João Miguel
Tavares
OPINIÃO
O despedimento de Ventura e o apoio aos media
Qual foi o critério para a atribuição daqueles valores?
Onde está a fórmula mágica? Como se explica que a Global, com 538 funcionários
em layoff, seja premiada com um milhão de euros?
João Miguel
Tavares
20 de Maio de
2020, 22:20
André Ventura foi
despedido, embora do sítio errado: saiu do Correio da Manhã e da CMTV,
continuando com lugar assegurado no Parlamento, e por muitos anos, a acreditar
nas sondagens. Octávio Ribeiro, director-geral da Cofina, justificou a sua
dispensa com o facto de o deputado do Chega ter ultrapassado “algumas linhas
vermelhas” nos últimos tempos. Não explicou que linhas foram essas, e para o
caso também não interessa, porque este texto não é sobre André Ventura.
Este texto é
sobre uma coincidência que rapidamente se transformou numa teoria da
conspiração. O despedimento de André Ventura foi conhecido precisamente no dia
em que o governo publicou a lista de apoio aos media, com uma distribuição de
11,25 milhões de euros pelas principais empresas de comunicação social. À
Cofina coube perto de 1,7 milhões. A teoria da conspiração é daquelas de unir
pelos pontinhos: os milhões foram uma prenda do governo à Cofina em troca da
cabeça mediática de Ventura.
Pergunta: é uma
boa teoria? Resposta: não, é péssima. Essa seria a forma mais canhestra de correr
com André Ventura do Correio da Manhã, e só com uma leitura muito primária dos
equilíbrios políticos é que alguém pode achar que o Chega prejudica o Partido
Socialista ao ponto de valer a pena envolver-se numa jogada de roleta russa por
causa da cabeça do André. O Chega é muito mais prejudicial à direita e a partes
da extrema-esquerda, e os inimigos dos teus inimigos teus amigos são. Seria um
absurdo António Costa querer impedir Ventura de comentar foras de jogo na CMTV.
José Manuel Fernandes explicou a estratégia socialista no Observador:
“Enfraquecer os partidos da direita moderada, criar uma espécie de ‘cordão
sanitário’ que torne o Chega infrequentável, e assim afastar a direita por
longos anos de qualquer veleidade de recuperar uma maioria que lhe permita
voltar a governar.”
É exactamente
isso, e é por ser isso que a coincidência do dia do despedimento de Ventura com
o dia do apoio à Cofina é argumento muito fraco como teoria da conspiração.

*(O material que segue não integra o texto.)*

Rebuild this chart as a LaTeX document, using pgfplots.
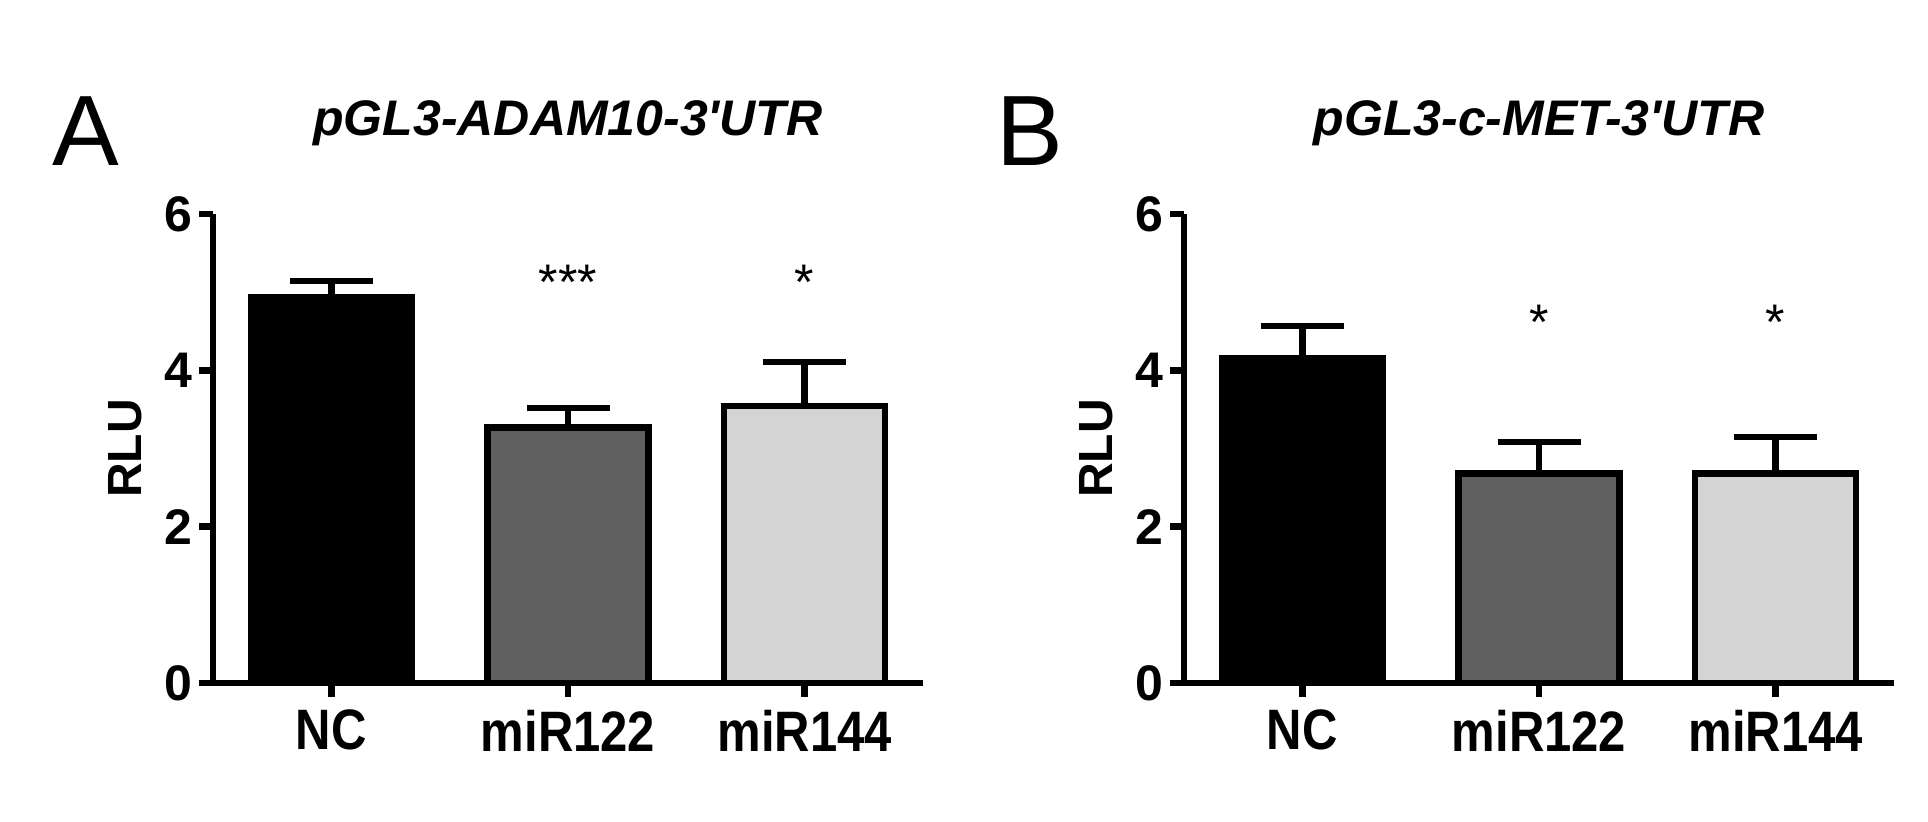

Contudo, é argumento bastante forte como justificativo das razões por que não
deve o Estado subsidiar órgãos de comunicação social, e por que não devem os
órgãos de comunicação social aceitar subsídios do Estado. Bem pode o governo
pregar que se tratou apenas de um adiantamento de contratos de publicidade
institucional; e bem podem os meios de comunicação garantir a sua imunidade às
pressões governamentais – pouco importa. Aquilo que a comunicação social perde
em danos reputacionais por apoios deste tipo é muito mais do que aquilo que ela
ganha em contratos de publicidade que o Estado, provavelmente, acabaria por
assinar, mas sem este arzinho de mão estendida.
Neste ponto, o
povo estará sempre ao lado de Rui Rio, que depois de comparar, com a elegância
habitual, empresas de media a empresas de sapatos, declarou no Twitter: “15
milhões de € de impostos para ajudar a pagar os programas da manhã e o Big
Brother.” Demagógico? Sim. Eficaz? Sem dúvida. Sobretudo por isto: qual foi o
critério para a atribuição daqueles valores? Onde está a fórmula mágica? Como
se explica que a Global, com 538 funcionários em layoff, seja premiada com um
milhão de euros? É suposto a covid-19 ser a melhor notícia que a dupla
Proença/Camões recebeu no último ano? Isto não faz qualquer sentido. Há muitas
formas de apoiar a comunicação social. Subsídios directos com critérios
arbitrários e inescrutáveis é a pior de todas elas.